How Strategic Planning Drives B2B Revenue Growth

How Strategic Planning Drives B2B Revenue Growth

Good Marketing Still Starts With a Plan, Not a Shortcut

Like many marketers, I’m increasingly using AI to lighten the load. Need a strapline refined? A blog post structured? A schema file auto-generated for SEO? No problem. In a world promising endless productivity hacks, AI is proving to be a powerful tool.

But while it’s quicker and often easier, I’m not yet convinced it’s making marketing fundamentally better. We’re not exactly drowning in case studies showing AI-driven campaigns smashing through performance ceilings. Cheaper and faster? Sure. Better? I’m not so sure.

Recently, for a consulting client, I researched some foundational marketing best-practices - the kind built on primary data and long-term performance analysis. And what stood out was this: marketing planning still matters. A lot.

The impact of planning on the top line

Take Boston Consulting Group. In a study of global B2B and B2C companies, they found that businesses with structured marketing planning processes achieved growth rates between 1.4x and 1.9x those of their less-disciplined peers. Binet & Field, from their work on the IPA Databank, found structured long-term planning can deliver 60% higher effectiveness. McDonald & Wilson found 30% growth improvements. Forrester reported revenue lifts of 15–25%. Laura Patterson’s VisionEdge Marketing research? Firms with disciplined planning were 2.5x more likely to grow faster than their competitors.

In fact, I put this all into a chart recently to visualise the impact range—and the results are striking. We routinely chase new technologies that promise incremental gains, but here we have decades of evidence showing structured planning can deliver double-digit, even double-performance growth. No gimmicks required.

So, of course, every business must have a plan, right?
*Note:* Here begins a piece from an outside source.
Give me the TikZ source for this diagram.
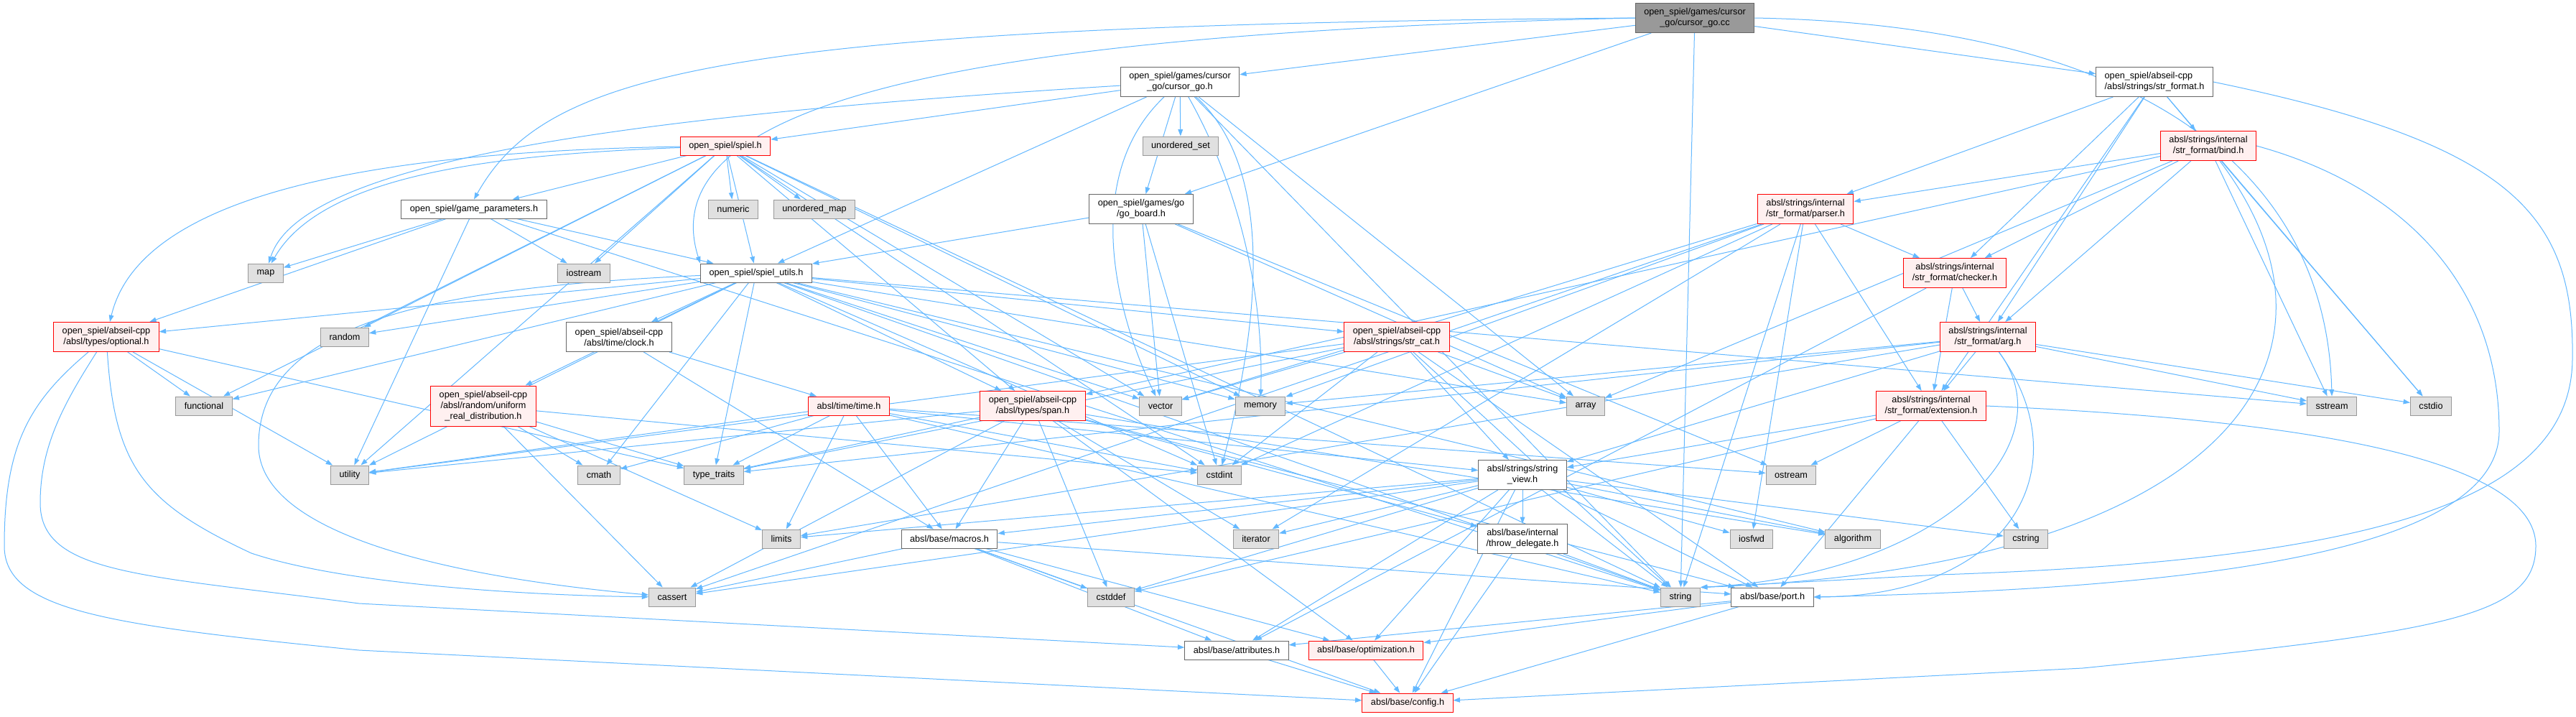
\documentclass[tikz,border=0pt]{standalone}
\usepackage{fontspec}
\setmainfont{Liberation Sans}
\usepackage{tikz}
\usetikzlibrary{arrows.meta,backgrounds}
\definecolor{edgeblue}{HTML}{63B8FF}
\definecolor{boxgray}{HTML}{666666}
\definecolor{extfill}{HTML}{E0E0E0}
\definecolor{extline}{HTML}{999999}
\definecolor{rootfill}{HTML}{999999}
\definecolor{cutfill}{HTML}{FFF0F0}
\definecolor{cutline}{HTML}{FF0000}
\tikzset{
  basenode/.style={rectangle,inner xsep=9pt,inner ysep=2pt,minimum height=19.5pt,line width=0.75pt,font=\fontsize{9.5pt}{11.25pt}\selectfont,text=black,align=center},
  filenode/.style={basenode,draw=boxgray,fill=white},
  extnode/.style={basenode,draw=extline,fill=extfill},
  cutnode/.style={basenode,draw=cutline,fill=cutfill},
  rootnode/.style={basenode,draw=boxgray,fill=rootfill},
  twoline/.style={minimum height=30.75pt},
  threeline/.style={minimum height=42pt},
  incarrow/.style={-{Triangle[length=7pt,width=5pt]},draw=edgeblue,line width=0.75pt},
}

\begin{document}
\begin{tikzpicture}[x=0.75pt,y=-0.75pt]
        \useasboundingbox (0,0) rectangle (3587,997);
        \node[rootnode,twoline] (root) at (2360,25) {open\_spiel/games/cursor\\\_go/cursor\_go.cc};
        \node[filenode,twoline] (cgh) at (1643,114) {open\_spiel/games/cursor\\\_go/cursor\_go.h};
        \node[filenode,twoline,align=left] (strformat) at (3000,114) {open\_spiel/abseil-cpp\\/absl/strings/str\_format.h};
        \node[cutnode] (spiel) at (1010,203) {open\_spiel/spiel.h};
        \node[extnode] (uset) at (1644,203) {unordered\_set};
        \node[cutnode,twoline] (bind) at (3075,203) {absl/strings/internal\\/str\_format/bind.h};
        \node[filenode] (gameparams) at (660,291) {open\_spiel/game\_parameters.h};
        \node[extnode] (numeric) at (1021,291) {numeric};
        \node[extnode] (umap) at (1134,291) {unordered\_map};
        \node[filenode,twoline] (goboard) at (1589,291) {open\_spiel/games/go\\/go\_board.h};
        \node[cutnode,twoline] (parser) at (2514,291) {absl/strings/internal\\/str\_format/parser.h};
        \node[extnode] (map) at (370,380) {map};
        \node[extnode] (iostream) at (813,380) {iostream};
        \node[filenode] (spielutils) at (1053,380) {open\_spiel/spiel\_utils.h};
        \node[cutnode,twoline] (checker) at (2722,380) {absl/strings/internal\\/str\_format/checker.h};
        \node[cutnode,twoline] (optional) at (148,469) {open\_spiel/abseil-cpp\\/absl/types/optional.h};
        \node[extnode] (random) at (480,469) {random};
        \node[filenode,twoline] (clock) at (862,469) {open\_spiel/abseil-cpp\\/absl/time/clock.h};
        \node[cutnode,twoline] (strcat) at (1945,469) {open\_spiel/abseil-cpp\\/absl/strings/str\_cat.h};
        \node[cutnode,twoline] (arg) at (2768,469) {absl/strings/internal\\/str\_format/arg.h};
        \node[extnode] (functional) at (284,565) {functional};
        \node[cutnode,threeline] (uniform) at (673,565) {open\_spiel/abseil-cpp\\/absl/random/uniform\\\_real\_distribution.h};
        \node[cutnode] (timeh) at (1182,565) {absl/time/time.h};
        \node[cutnode,twoline] (span) at (1438,565) {open\_spiel/abseil-cpp\\/absl/types/span.h};
        \node[extnode] (vector) at (1616,565) {vector};
        \node[extnode] (memory) at (1755,565) {memory};
        \node[extnode] (array) at (2208,565) {array};
        \node[cutnode,twoline] (extension) at (2689,565) {absl/strings/internal\\/str\_format/extension.h};
        \node[extnode] (sstream) at (3247,565) {sstream};
        \node[extnode] (cstdio) at (3385,565) {cstdio};
        \node[extnode] (utility) at (487,661) {utility};
        \node[extnode] (cmath) at (834,661) {cmath};
        \node[extnode] (typetraits) at (994,661) {type\_traits};
        \node[extnode] (cstdint) at (1698,661) {cstdint};
        \node[filenode,twoline] (stringview) at (2120,661) {absl/strings/string\\\_view.h};
        \node[extnode] (ostream) at (2494,661) {ostream};
        \node[extnode] (limits) at (1088,750) {limits};
        \node[filenode] (macros) at (1322,750) {absl/base/macros.h};
        \node[extnode] (iterator) at (1749,750) {iterator};
        \node[filenode,twoline] (throwdel) at (2120,750) {absl/base/internal\\/throw\_delegate.h};
        \node[extnode] (iosfwd) at (2439,750) {iosfwd};
        \node[extnode] (algorithm) at (2580,750) {algorithm};
        \node[extnode] (cstring) at (2821,750) {cstring};
        \node[extnode] (cassert) at (936,831) {cassert};
        \node[extnode] (cstddef) at (1547,831) {cstddef};
        \node[extnode] (string) at (2340,831) {string};
        \node[filenode] (port) at (2468,831) {absl/base/port.h};
        \node[filenode] (attributes) at (1722,905) {absl/base/attributes.h};
        \node[cutnode] (optimization) at (1902,905) {absl/base/optimization.h};
        \node[cutnode] (config) at (1960,978) {absl/base/config.h};
        \begin{scope}[on background layer]
        \fill[white] (0,0) rectangle (3587,997);
        \foreach \tgt in {cgh,strformat,goboard,string} \draw[incarrow] (root) -- (\tgt);
        \draw[incarrow] (root.west) .. controls (1000,35) and (760,100) .. (gameparams.north);
        \draw[incarrow] (root.west) .. controls (1400,45) and (900,130) .. (spielutils.north west);
        \draw[incarrow] (root.east) .. controls (3000,35) and (3240,250) .. (sstream.north);
        \foreach \tgt in {spiel,goboard,uset,spielutils,array,string} \draw[incarrow] (cgh) -- (\tgt);
        \draw[incarrow] (cgh) .. controls (900,160) and (420,220) .. (map);
        \draw[incarrow] (cgh) .. controls (1500,250) and (1560,450) .. (vector);
        \draw[incarrow] (cgh) .. controls (1720,250) and (1760,400) .. (memory);
        \draw[incarrow] (cgh) .. controls (1790,250) and (1740,500) .. (cstdint);
        \foreach \tgt in {cstdio,arg,bind,checker,extension,parser} \draw[incarrow] (strformat) -- (\tgt);
        \draw[incarrow] (strformat.east) .. controls (3500,200) and (3585,300) .. (3582,500) .. controls (3580,700) and (3300,780) .. (2700,800) -- (string.north east);
        \foreach \tgt in {numeric,umap,gameparams,spielutils,span,iostream,functional,memory,random,string,utility,vector,cstdint} \draw[incarrow] (spiel) -- (\tgt);
        \draw[incarrow] (spiel) .. controls (700,215) and (450,240) .. (map);
        \draw[incarrow] (spiel) .. controls (600,210) and (200,250) .. (optional);
        \foreach \tgt in {array,cstdio,sstream,arg,checker,parser,span} \draw[incarrow] (bind) -- (\tgt);
        \draw[incarrow] (bind.east) .. controls (3350,260) and (3480,400) .. (3480,600) .. controls (3480,780) and (3000,820) .. (port.east);
        \draw[incarrow] (bind) .. controls (3300,500) and (3100,790) .. (string.north east);
        \foreach \tgt in {map,iostream,spielutils,optional,utility,string} \draw[incarrow] (gameparams) -- (\tgt);
        \foreach \tgt in {spielutils,array,cstdint,ostream,vector} \draw[incarrow] (goboard) -- (\tgt);
        \foreach \tgt in {cassert,cstdint,iosfwd,iterator,memory,string,vector,checker,extension} \draw[incarrow] (parser) -- (\tgt);
        \foreach \tgt in {attributes,arg,extension} \draw[incarrow] (checker) -- (\tgt);
        \foreach \tgt in {cmath,cstdint,functional,memory,random,sstream,string,typetraits,utility,vector,array,uniform,strcat,clock,optional,span,algorithm} \draw[incarrow] (spielutils) -- (\tgt);
        \draw[incarrow] (spielutils) .. controls (600,400) and (360,450) .. (360,620) .. controls (360,760) and (700,810) .. (cassert);
        \foreach \tgt in {functional,typetraits,utility} \draw[incarrow] (optional) -- (\tgt);
        \draw[incarrow] (optional) .. controls (40,560) and (6,620) .. (6,760) .. controls (6,850) and (150,870) .. (500,905) -- (config);
        \draw[incarrow] (optional) .. controls (90,560) and (56,620) .. (56,700) .. controls (56,800) and (200,800) .. (500,840) -- (attributes);
        \draw[incarrow] (optional) .. controls (160,650) and (200,700) .. (350,770) .. controls (500,820) and (800,830) .. (cassert);
        \foreach \tgt in {macros,timeh} \draw[incarrow] (clock) -- (\tgt);
        \foreach \tgt in {cassert,cmath,cstdint,limits,typetraits} \draw[incarrow] (uniform) -- (\tgt);
        \foreach \tgt in {array,cstdint,string,typetraits,utility,vector,port,stringview} \draw[incarrow] (strcat) -- (\tgt);
        \foreach \tgt in {cstdio,sstream,extension,limits,memory,typetraits,stringview} \draw[incarrow] (arg) -- (\tgt);
        \draw[incarrow] (arg) .. controls (2900,650) and (2800,830) .. (port.east);
        \draw[incarrow] (arg) .. controls (2880,620) and (2700,800) .. (string.north east);
        \foreach \tgt in {cmath,cstdint,limits,ostream,string,typetraits,utility,macros,stringview} \draw[incarrow] (timeh) -- (\tgt);
        \foreach \tgt in {algorithm,cassert,cstddef,iterator,typetraits,utility,throwdel,macros,optimization,port} \draw[incarrow] (span) -- (\tgt);
        \foreach \tgt in {stringview,ostream,cstring,port,cstddef} \draw[incarrow] (extension) -- (\tgt);
        \draw[incarrow] (extension.east) .. controls (3100,580) and (3531,620) .. (3531,760) .. controls (3531,860) and (3400,880) .. (2900,930) -- (config);
        \foreach \tgt in {algorithm,cassert,cstddef,cstring,iosfwd,iterator,limits,string,attributes,config,throwdel,macros,optimization,port} \draw[incarrow] (stringview) -- (\tgt);
        \foreach \tgt in {string,config} \draw[incarrow] (throwdel) -- (\tgt);
        \foreach \tgt in {cassert,cstddef,attributes,config,optimization,port} \draw[incarrow] (macros) -- (\tgt);
        \foreach \tgt in {attributes,config,optimization} \draw[incarrow] (port) -- (\tgt);
        \draw[incarrow] (attributes) -- (config); \draw[incarrow] (optimization) -- (config);
        \end{scope}
      \end{tikzpicture}
\end{document}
Not quite. According to the Chartered Institute of Marketing, up to 30% of UK marketers admit they don’t have a formal marketing plan. In the U.S., the CMO Survey found that fewer than 50% of firms had a long-term strategy. Forrester and Harvard Business Review echo similar sentiments: many companies simply don’t plan—at least not in a structured, consistent way.

Are formal marketing plans out of fashion?

Some might argue: “plans change anyway,” and they’re right. The best plans do. As Mike Tyson famously put it, “Everyone has a plan until they get punched in the face.” My experience? The most effective campaigns often weren’t in the original plan, but the outcomes they supported certainly were.

Planning isn’t a silver bullet. Execution, creativity, and distinctiveness still matter deeply. But if you’re going to be agile, you still need a direction to pivot from. It’s hard to “fail fast” if you don’t even know what success looked like to begin with.

Don't rule out AI in planning just yet

So where does AI come in? Well, it should help us get better the planning: from market research to ICP definition, competitor scanning to campaign architecture. Maybe even just as a gentle nudge: “Alexa, remind me to write the marketing plan!”

A final admission. While the thoughts here are very much my own, the studies behind them? Sourced, cross-checked, and summarised using AI. So yes, shortcuts can help, but only when they serve a longer, better-thought-out route.